Known for thought-provoking interventions into Western European and American art history, Monkman often explores themes of colonization, sexuality, loss and resilience—the complexities of historic and contemporary Indigenous experiences across a variety of media, including painting, film/video, performance and installation. Monkman is renowned for his works that invert familiar tropes of natural wonder and Manifest Destiny (the belief in 19th- century United States that American settlers were destined to expand westward across North America), always with a sense of humor and pointed satire.

Born in 1965, Kent Monkman is a member of Fisher River Cree Nation in Treaty 5 Territory (Manitoba, Canada). He lives and works between New York City and Toronto.
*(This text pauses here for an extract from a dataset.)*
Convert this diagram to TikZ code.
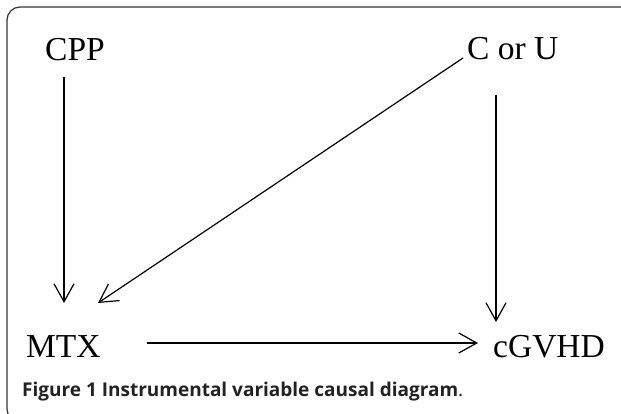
\documentclass[tikz,border=0pt]{standalone}
\usepackage{fontspec}
\setmainfont{Liberation Serif}
\newfontfamily\capfont{Open Sans}
\usetikzlibrary{arrows.meta}
\definecolor{framegray}{HTML}{333333}
\definecolor{captext}{HTML}{222222}
\tikzset{
  lbl/.style={anchor=base west, inner sep=0pt, font=\fontsize{33.5}{36}\selectfont, text=black},
  arr/.style={line width=1.2pt, -{Straight Barb[length=18pt,width=20pt,line width=1.2pt]}},
  frame/.style={draw=framegray, line width=1.2pt, rounded corners=13pt},
}
\begin{document}
\begin{tikzpicture}[x=1pt,y=-1pt]
\useasboundingbox (0,0) rectangle (621,414);
\clip (0,0) rectangle (621,414);
\fill[white] (0,0) rectangle (621,414);
\draw[frame] (650,7) -- (7,7) -- (7,422) -- (650,422);
\node[lbl] (cpp) at (45,61) {CPP};
\node[lbl] (cu) at (467,60) {C or U};
\node[lbl] (mtx) at (26,357) {MTX};
\node[lbl] (cg) at (493,357) {cGVHD};
\coordinate (cppout) at (64,77);
\coordinate (mtxin1) at (64,303);
\coordinate (cuout1) at (463,58);
\coordinate (mtxin2) at (98,303);
\coordinate (cuout2) at (496,95);
\coordinate (cgin1) at (496,322);
\coordinate (mtxout) at (147,343);
\coordinate (cgin2) at (478,343);
\draw[arr] (cppout) -- (mtxin1);
\draw[arr] (cuout1) -- (mtxin2);
\draw[arr] (cuout2) -- (cgin1);
\draw[arr] (mtxout) -- (cgin2);
\node[anchor=base west, inner sep=0pt, text=captext, font=\capfont\fontsize{19}{21}\selectfont] (cap) at (22,396) {\textbf{Figure 1 Instrumental variable causal diagram}.};
\end{tikzpicture}
\end{document}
His work has been widely collected in both Canada and the United States and can be found in the permanent collections of many museums, including the National Gallery of Canada (Ottawa), Royal Ontario Museum (Toronto), Metropolitan Museum of Art (New York City), Hirshhorn Museum and Sculpture Garden (Smithsonian, Washington, DC), Denver Art Museum and Hood Museum of Art (Dartmouth College, Hanover, NH).

Albert Bierstadt (1830-1902) was born in Germany and immigrated to the United States as a child. Best known for his dramatic landscapes, Bierstadt’s mature paintings often idealized the American wilderness. He earned his initial popularity with a series of landscape paintings of the Rocky Mountains created while he was part of the Lander Expedition in 1859. In 1863, he set out with a group of artists on the second of many western trips he took. During his time in California, he took inspiration from Yosemite Falls to create the painting now in San Diego.